From next year, the increased capacity would be sufficient for the total needs of the country’s two refineries, owned by Poland’s Orlen, of up to 8 million tons of crude per year.

MERO has said it planned to achieve the country’s independence from Russian oil from the start of 2025, although the TAL upgrade would be finished by June 2025.

On Friday, oil prices stabilized, heading for a weekly increase, as disruptions in Libyan production and Iraq’s plans to curb output raised concerns about supply.

Meanwhile, data showing that the US economy grew faster than initially estimated eased recession fears.

However, signs of weakening demand, particularly in China, capped gains.

Brent crude futures for October delivery, which expire on Friday, fell by 7 cents, or 0.09%, to $79.87 per barrel. The more actively traded November contract rose 5 cents, or 0.06%, to $78.87.

US West Texas Intermediate (WTI) crude futures added 6 cents, or 0.08%, to $75.97 per barrel.

The day before, both benchmarks had risen by more than $1, and so far this week, they have gained 1.1% and 1.6%, respectively.
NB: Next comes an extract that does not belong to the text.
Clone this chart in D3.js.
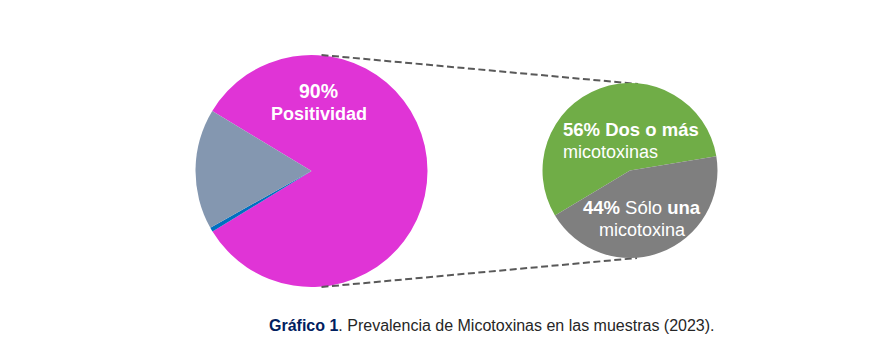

Additionally, a drop in Libyan exports and the prospect of lower Iraqi crude production in September are expected to help keep the oil market undersupplied.

Over half of Libya’s oil production, around 700,000 barrels per day (bpd), was halted on Thursday, and exports were suspended at several ports due to a standoff between rival political factions.

Elsewhere, Iraq plans to reduce oil output in September as part of a plan to compensate for producing over the quota agreed with the Organization of the Petroleum Exporting Countries and its allies, a source with direct knowledge of the matter told Reuters on Thursday.

Iraq, which produced 4.25 million bpd in July, will cut output to between 3.85 million and 3.9 million bpd next month, the source said.